全国初 郵便局でオンライン診療スタート
郵便局における全国初のオンライン診療が11月15日、総務省の2023(令和5)年度「郵便局等の公的地域基盤連携推進事業」として、石川県七尾市の南大吞局(池岡直樹局長、写真上)でスタートした。局の空きスペースにテレワークボックス風の診療ブースを設置。生活習慣病等の慢性疾患患者が予約日時に来局すると、局長や社員が機器を立ち上げ、診療ブースに案内する。
総務省実証 石川県南大吞局で
高齢者が多い無医地区で、医師が「運転は危険が伴うため、オンライン診療を」と患者に勧めても、「機器操作が難しいから」と普及が進まなかった課題に対し、郵便局は拠点提供と人によるデジタルサポート等で温かく貢献する。処方箋のゆうパック配送も可能。実証期間は3カ月間を予定し、良い結果が得られれば離島や過疎地にも広げていく。
診療ブースの外観(左)とブース内
地域医療支える郵便局に
今回のオンライン診療では、定期的な診療が必要な慢性疾患を持つ患者が診療所に予約し、医師の同意を得た上で郵便局に来局する。
診療所と郵便局は情報連携を行い、郵便局は患者のスケジュールを整理し、予約日時に局長や社員が機器を立ち上げ、お声掛けして診療ブースに誘導し、診察が始まる。
診察は医師対患者で、看護師を介さない形で行う。
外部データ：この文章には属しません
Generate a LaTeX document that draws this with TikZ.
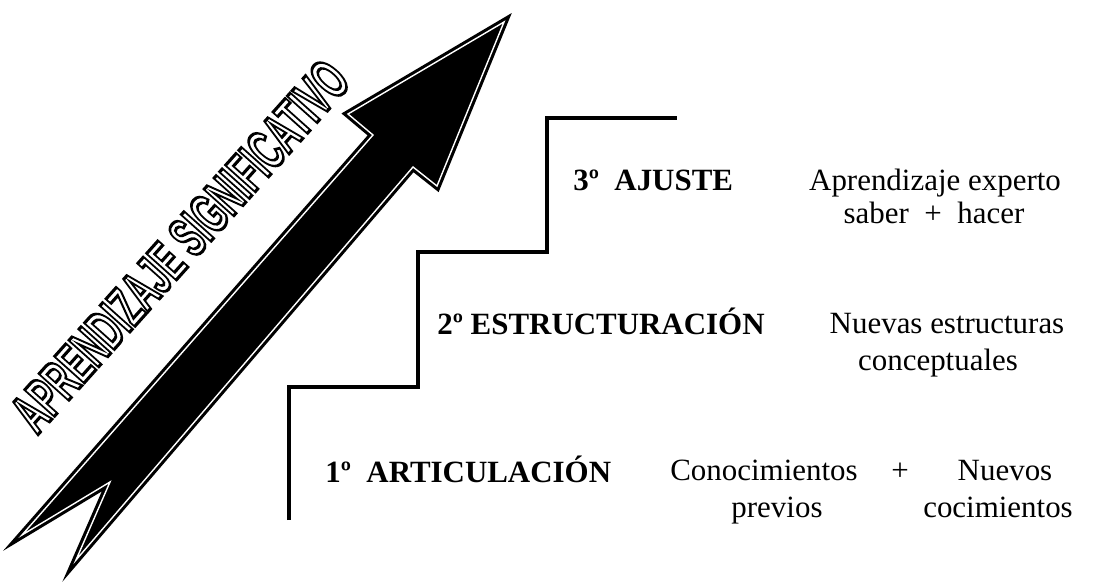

例えば、生活習慣病で月に1度病院で薬の処方を要する患者は、3カ月に1度病院でリアルな診療を受け、2回は郵便局でオンライン診療を受けられるようになる。
協力医療機関は日本ウェルビーイング協会とも連携する「ねがみみらいクリニック」(根上昌子院長)。根上院長は、雪深い七尾市で閉院する医院が市内最東端にあった事情から、「医師の空白地域をつくりたくない」と決断し、2022(令和4)年4月に引き継いで開業し、地域医療を支えている。
今年5月に社会保障審議会医療部会は、高齢者等に向けた「遠隔医療のさらなる活用」として、診療所に医師常駐との規定を改め、常駐しない診療所として、郵便局や公民館はオンライン診療の場を提供できるようになった。
ただし、医療行為はプライバシー保護を要し、局カウンターでは難しいために、診療ブースを局内に設置。また、処方箋も遠方の薬局まで取りに行くのはオンラインの意味が半減するため、薬局と連携し、ゆうパック配送もできるようにした。
郵便局が関わるオンライン診療は愛媛県宇和島市と郵便局が連携し、「スマートスピーカーを活用した郵便局のみまもりサービス」と「タブレット端末を活用した遠隔医療支援」の合わせ技が実装として始まっているが、この場合のオンライン診療の場は郵便局ではなく、患者宅で行っている。